Dan Cohen and Sean Takats of the Center for History and New Media (CHNM) at Mason have been awarded a $100,000 grant from the National Endowment for the Humanities as part of their Digging into Data Challenge competition.
Cohen and Takats’s project, “Using Zotero and TAPoR on the Old Bailey Proceedings: Data Mining with Criminal Intent,” will develop tools and models for comparing, visualizing, and analyzing the history of crime, using the Old Bailey Online, which contains extensive court records of more than 197,000 individual trials held over a period of 240 years in Great Britain.
The two are part of a team that includes scholars from the University of Hertfordshire in the U.K. and the University of Alberta in Canada. The team was awarded a total of approximately $300,000 for their project.
The Old Bailey Proceedings comprise 120 million words of structured text, representing the largest body of printed descriptions of behavior ever published, either in print or online. Scholars have gravitated toward this collection as a rare and expansive storehouse of human activity, made more important by its unique record of the activities of ordinary citizens who are otherwise absent from the official record.
Given its emphasis on crime, and hence on behaviors thought unacceptable and deserving of punishment, the Old Bailey Proceedings are filled with unusual and compelling stories. Historians have picked through these stories to illustrate the social, cultural, and intellectual history of a given era; half a dozen book-length academic case studies have been based on events most fully documented in single trials recorded in the proceedings.
And yet, despite this wealth of scholarship, Cohen says, the use of these legal records by historians remains little different to how a solicitor or attorney might have approached them centuries ago. “Scholars still sift through these documents one at a time, hoping to discover an unusual or indicative case, or relying on rough, partially manual keyword hit counts to discern patterns of criminal behavior that might support a thesis,” says Cohen.
The project will use tools such as Zotero, developed by the Center for History and New Media, to analyze the types of language used in court and how they changed over time. They will also compare these “data mined” patterns to those found in tagged data to create a whole new way of charting change in crime reporting and prosecution and benchmark a new methodology for the consistent discovery of related descriptions.
“The significance of this project therefore runs beyond the discipline of the history of crime, and addresses historical scholarship more broadly,” says Cohen. “Through this project we will show that there are not only new insights to be gained, but also a greater historical rigor to be achieved by moving from the anecdotal to the comprehensive; by moving from the single trial or narrow run of relevant examples to an analysis of statistically significant textual patterns found in this source as a single, massive whole.”

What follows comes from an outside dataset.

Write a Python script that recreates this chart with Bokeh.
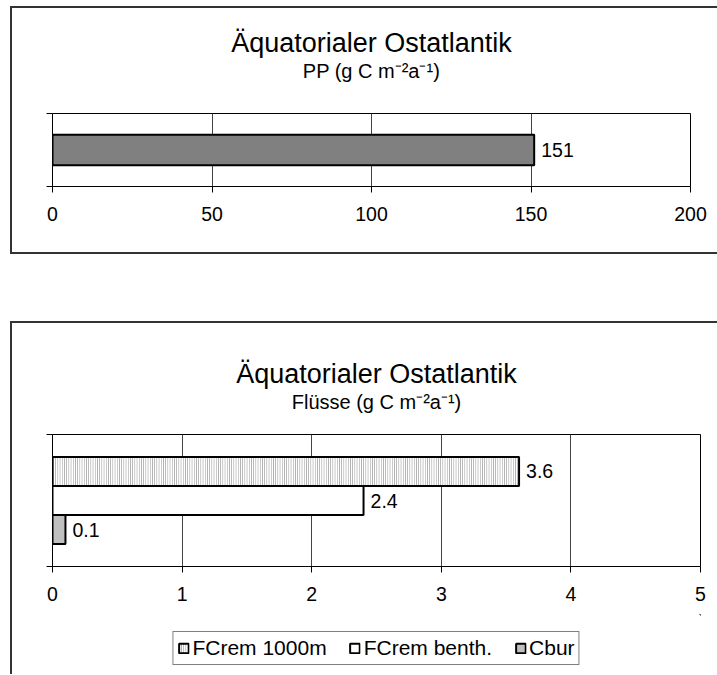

The team was one of eight international research teams that were awarded grants for projects that promote innovative humanities and social science research using large-scale data analysis. Four leading research agencies sponsor the international competition: the Joint Information Systems Committee from the United Kingdom, the National Endowment for the Humanities and the National Science Foundation from the United States, and the Social Sciences and Humanities Research Council from Canada.
“Trying to manage a deluge of data and turn bits of information into useful knowledge is a problem that affects almost everyone in today’s digital age,” said NEH Chairman Jim Leach. “With this international grant program, NEH is hoping to seed projects that will not only benefit researchers in the humanities, but also lead to shared cultural understanding.”